Speaker
Daniel Ohene-Kwofie
(University of the Witwatersrand (ZA))
Description
Advances in new technologies, high speed and more accurate instrumentation for data acquisition have given rise to the accumulation of massively large amount of data typically referred to as Big-Data. The ATLAS detector, operated at the Large Hadron Collider (LHC) records proton-proton collisions at CERN every 50ns resulting in a sustained data flow up to Pb/s.
The upgraded Tile Calorimeter of the ATLAS experiment will, sustain about 5PB/s of digital throughput. These massive data rates require extremely fast data capture and processing. Although there has been a steady increase in the processing speed of CPU/GPGPU assembled for high performance computing, the rate of data input and output, even under parallel I/O, has not kept up with the general increase in computing speeds. The problem then is whether one can implement an I/O subsystem infrastructure capable of meeting the computational speeds of the advanced computing systems at the petascale and exascale level.

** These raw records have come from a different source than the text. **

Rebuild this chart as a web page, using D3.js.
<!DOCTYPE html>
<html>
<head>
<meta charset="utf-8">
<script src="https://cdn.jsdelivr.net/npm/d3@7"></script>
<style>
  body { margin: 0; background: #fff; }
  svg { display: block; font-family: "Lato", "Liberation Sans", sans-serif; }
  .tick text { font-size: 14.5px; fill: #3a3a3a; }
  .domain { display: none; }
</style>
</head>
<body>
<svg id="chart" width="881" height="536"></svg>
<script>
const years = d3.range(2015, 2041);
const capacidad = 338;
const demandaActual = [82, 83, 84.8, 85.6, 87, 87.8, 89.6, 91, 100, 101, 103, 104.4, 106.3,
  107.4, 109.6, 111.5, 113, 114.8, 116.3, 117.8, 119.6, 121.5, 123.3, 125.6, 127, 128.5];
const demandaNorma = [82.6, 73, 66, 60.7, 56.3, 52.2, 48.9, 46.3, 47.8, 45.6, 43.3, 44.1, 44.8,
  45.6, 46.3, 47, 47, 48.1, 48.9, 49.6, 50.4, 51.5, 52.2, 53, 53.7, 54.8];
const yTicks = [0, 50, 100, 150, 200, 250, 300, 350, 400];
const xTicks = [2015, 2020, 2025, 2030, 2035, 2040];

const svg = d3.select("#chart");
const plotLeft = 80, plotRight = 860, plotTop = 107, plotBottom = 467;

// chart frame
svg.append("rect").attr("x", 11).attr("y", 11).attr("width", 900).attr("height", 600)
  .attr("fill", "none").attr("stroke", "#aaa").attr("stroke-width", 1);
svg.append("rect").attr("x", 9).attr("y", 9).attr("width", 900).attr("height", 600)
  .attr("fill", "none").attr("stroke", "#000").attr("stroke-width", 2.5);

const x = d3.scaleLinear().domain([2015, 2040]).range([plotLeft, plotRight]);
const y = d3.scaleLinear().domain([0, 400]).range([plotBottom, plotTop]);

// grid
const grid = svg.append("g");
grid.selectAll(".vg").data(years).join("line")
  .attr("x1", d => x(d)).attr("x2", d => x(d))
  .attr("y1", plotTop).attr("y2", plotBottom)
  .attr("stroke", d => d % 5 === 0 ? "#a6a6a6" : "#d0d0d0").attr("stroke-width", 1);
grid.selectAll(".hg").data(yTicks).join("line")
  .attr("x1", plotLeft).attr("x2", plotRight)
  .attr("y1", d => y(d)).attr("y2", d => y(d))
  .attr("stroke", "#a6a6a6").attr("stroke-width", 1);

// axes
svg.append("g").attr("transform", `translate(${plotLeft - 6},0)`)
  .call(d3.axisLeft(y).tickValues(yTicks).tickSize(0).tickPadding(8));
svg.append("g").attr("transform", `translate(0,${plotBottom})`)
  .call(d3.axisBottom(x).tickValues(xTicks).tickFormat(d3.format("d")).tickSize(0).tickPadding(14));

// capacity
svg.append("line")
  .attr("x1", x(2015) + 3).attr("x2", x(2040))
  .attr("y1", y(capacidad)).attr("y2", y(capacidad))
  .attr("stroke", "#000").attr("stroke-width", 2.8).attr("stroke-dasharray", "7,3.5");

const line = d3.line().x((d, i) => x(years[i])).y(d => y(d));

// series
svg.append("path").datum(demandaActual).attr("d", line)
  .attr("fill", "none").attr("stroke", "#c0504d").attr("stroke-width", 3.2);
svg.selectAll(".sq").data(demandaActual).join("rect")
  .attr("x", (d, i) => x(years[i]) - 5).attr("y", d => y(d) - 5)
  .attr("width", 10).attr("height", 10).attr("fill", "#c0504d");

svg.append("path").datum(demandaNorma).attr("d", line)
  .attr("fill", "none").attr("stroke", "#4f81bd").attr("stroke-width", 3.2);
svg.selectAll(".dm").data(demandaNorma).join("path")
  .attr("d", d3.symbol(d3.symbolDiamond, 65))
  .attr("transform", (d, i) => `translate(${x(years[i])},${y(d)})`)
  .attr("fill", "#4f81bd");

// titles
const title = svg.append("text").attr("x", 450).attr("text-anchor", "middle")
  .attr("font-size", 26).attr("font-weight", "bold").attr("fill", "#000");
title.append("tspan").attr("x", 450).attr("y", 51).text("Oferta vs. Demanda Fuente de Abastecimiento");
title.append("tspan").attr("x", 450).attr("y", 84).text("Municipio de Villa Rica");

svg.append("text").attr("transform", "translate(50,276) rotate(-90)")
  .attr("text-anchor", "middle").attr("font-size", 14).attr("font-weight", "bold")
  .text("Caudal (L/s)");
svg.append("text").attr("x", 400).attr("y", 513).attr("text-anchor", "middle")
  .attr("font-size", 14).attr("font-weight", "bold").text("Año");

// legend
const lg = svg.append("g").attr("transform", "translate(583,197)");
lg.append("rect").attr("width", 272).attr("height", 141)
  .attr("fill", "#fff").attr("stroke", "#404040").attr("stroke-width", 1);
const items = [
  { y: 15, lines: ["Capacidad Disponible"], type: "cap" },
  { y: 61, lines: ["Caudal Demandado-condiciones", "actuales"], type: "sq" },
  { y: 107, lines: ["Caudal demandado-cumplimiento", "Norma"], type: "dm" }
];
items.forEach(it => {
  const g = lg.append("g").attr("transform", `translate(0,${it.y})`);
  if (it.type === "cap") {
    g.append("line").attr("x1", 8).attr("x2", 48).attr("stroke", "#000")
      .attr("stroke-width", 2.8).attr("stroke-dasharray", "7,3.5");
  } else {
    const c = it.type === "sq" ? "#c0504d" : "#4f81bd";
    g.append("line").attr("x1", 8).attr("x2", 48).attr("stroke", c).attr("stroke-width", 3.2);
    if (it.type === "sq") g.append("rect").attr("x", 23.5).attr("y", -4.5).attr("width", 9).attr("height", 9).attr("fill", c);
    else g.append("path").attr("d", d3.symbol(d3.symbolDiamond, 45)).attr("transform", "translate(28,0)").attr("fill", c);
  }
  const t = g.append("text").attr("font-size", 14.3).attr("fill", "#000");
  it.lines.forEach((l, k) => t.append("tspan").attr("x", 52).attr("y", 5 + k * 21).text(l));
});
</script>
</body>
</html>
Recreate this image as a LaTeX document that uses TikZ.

We propose a system architecture that leverages the Partitioned Global Address Space (PGAS) model of computing to maintain an in-memory data-store for the Processing Unit (PU) of the upgraded electronics of the Tile Calorimeter for high throughput data processing. The physical memory of the PUs are aggregated into a large global logical address space using RDMA- capable interconnects such as PCI-Express to enhance data processing throughput. The technique allows for seamless addition of global memory for high throughput data processing based on the memory requirements of the data stream being processed. Research challenges being addressed concern memory-to-memory data copying, fault-tolerance, as well as optimisations for high throughput data processing.